Le ministère de la Transition écologique a indiqué vendredi en début de soirée «prendre acte des conclusions de la rapporteure publique dans l’affaire Justice pour le vivant.» Et d’ajouter, «réaffirmer son attachement à une évaluation indépendante et conforme au règlement européen, notamment en ce qui concerne les effets sur les espèces non ciblées».

Les ONG ont marqué leur satisfaction d’avoir été suivies sur la question des pesticides, au cœur de leur procédure. «C’est vraiment un gros pas en avant si c’est suivi par les juges», a réagi Justine Ripoll, responsable de campagnes de Notre Affaire À Tous. «C’est vraiment le fait de revoir les processus d’homologation de l’Anses qui va créer ce cercle vertueux» avec une «réduction des pesticides autorisés et cet effet d’entraînement qui fait qu’on va développer les alternatives pour les agriculteurs», espère-t-elle.

«Nous nous dirigeons vers une victoire historique pour la biodiversité et l’ensemble du vivant ! Une décision qui pourrait tout changer : dans les pratiques agricoles, les politiques publiques, et la façon dont l’Etat considère enfin la santé et l’environnement», ont réagi dans un communiqué commun les associations.

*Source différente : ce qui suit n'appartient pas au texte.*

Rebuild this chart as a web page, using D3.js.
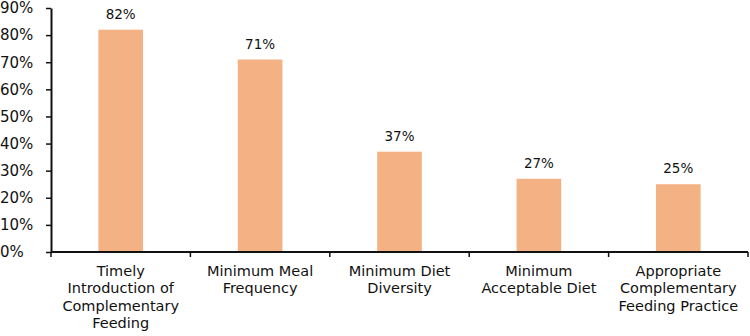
<!DOCTYPE html>
<html>
<head>
<meta charset="utf-8">
<script src="https://cdn.jsdelivr.net/npm/d3@7"></script>
<style>
  body { margin: 0; background: #fff; }
  text { font-family: "DejaVu Sans", Verdana, sans-serif; fill: #111; }
</style>
</head>
<body>
<div id="chart"></div>
<script>
const categories = [
  "Timely Introduction of Complementary Feeding",
  "Minimum Meal Frequency",
  "Minimum Diet Diversity",
  "Minimum Acceptable Diet",
  "Appropriate Complementary Feeding Practice"
];
const labelLines = [
  ["Timely", "Introduction of", "Complementary", "Feeding"],
  ["Minimum Meal", "Frequency"],
  ["Minimum Diet", "Diversity"],
  ["Minimum", "Acceptable Diet"],
  ["Appropriate", "Complementary", "Feeding Practice"]
];
const values = [0.82, 0.71, 0.37, 0.27, 0.25];
const yTicks = [0, 0.1, 0.2, 0.3, 0.4, 0.5, 0.6, 0.7, 0.8, 0.9];

const W = 750, H = 336;
const margin = { top: 8, right: 2, bottom: 84, left: 51 };
const width = W - margin.left - margin.right;
const height = H - margin.top - margin.bottom;

const svg = d3.select("#chart").append("svg")
  .attr("width", W).attr("height", H)
  .append("g")
  .attr("transform", `translate(${margin.left},${margin.top})`);

const x = d3.scaleBand().domain(categories).range([0, width]).paddingInner(0.68).paddingOuter(0.34);
const y = d3.scaleLinear().domain([0, 0.9]).range([height, 0]);

// bars
svg.selectAll(".bar")
  .data(values)
  .join("rect")
  .attr("class", "bar")
  .attr("x", (d, i) => x(categories[i]))
  .attr("y", d => y(d))
  .attr("width", x.bandwidth())
  .attr("height", d => height - y(d))
  .attr("fill", "#F4B183");

// value labels
svg.selectAll(".val")
  .data(values)
  .join("text")
  .attr("class", "val")
  .attr("x", (d, i) => x(categories[i]) + x.bandwidth() / 2)
  .attr("y", d => y(d) - 11)
  .attr("text-anchor", "middle")
  .style("font-size", "13.5px")
  .text(d => Math.round(d * 100) + "%");

// y axis
const yAxis = svg.append("g")
  .call(d3.axisLeft(y).tickValues(yTicks).tickFormat(d3.format(".0%")).tickSize(5).tickSizeOuter(0));
yAxis.select(".domain").attr("stroke", "#111").attr("stroke-width", 2);
yAxis.selectAll(".tick line").attr("stroke", "#111").attr("stroke-width", 1.5);
yAxis.selectAll("text").attr("x", -51).attr("text-anchor", "start")
  .style("font-size", "15px").style("font-family", "'DejaVu Sans', sans-serif").style("fill", "#111");

// x axis baseline with boundary ticks
const step = x.step();
const bounds = d3.range(categories.length + 1).map(i => i * step);
svg.append("line")
  .attr("x1", 0).attr("x2", width)
  .attr("y1", height).attr("y2", height)
  .attr("stroke", "#111").attr("stroke-width", 2);
svg.selectAll(".xt")
  .data(bounds)
  .join("line")
  .attr("class", "xt")
  .attr("x1", d => d).attr("x2", d => d)
  .attr("y1", height).attr("y2", height + 5)
  .attr("stroke", "#111").attr("stroke-width", 1.5);

// category labels
const lab = svg.selectAll(".cat")
  .data(categories)
  .join("text")
  .attr("class", "cat")
  .attr("text-anchor", "middle")
  .attr("x", d => x(d) + x.bandwidth() / 2)
  .attr("y", height + 24)
  .style("font-size", "14.5px");
lab.each(function(d, i) {
  d3.select(this).selectAll("tspan")
    .data(labelLines[i])
    .join("tspan")
    .attr("x", x(d) + x.bandwidth() / 2)
    .attr("dy", (t, j) => j === 0 ? 0 : 17.3)
    .text(t => t);
});
</script>
</body>
</html>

Elles espèrent aussi que la décision pèsera sur les débats parlementaires sur le projet de loi «Duplomb», qui contient notamment la réintroduction à titre dérogatoire d’un pesticide néonicotinoïde. Voire que ce dernier sera à l’avenir interdit. Lors de l’audience, la représentante de l’Etat n’a pas pris la parole mais l’avocat de Phyteis, le lobby des pesticides, a demandé aux juges de «ne pas retenir la faute proposée par la rapporteure publique».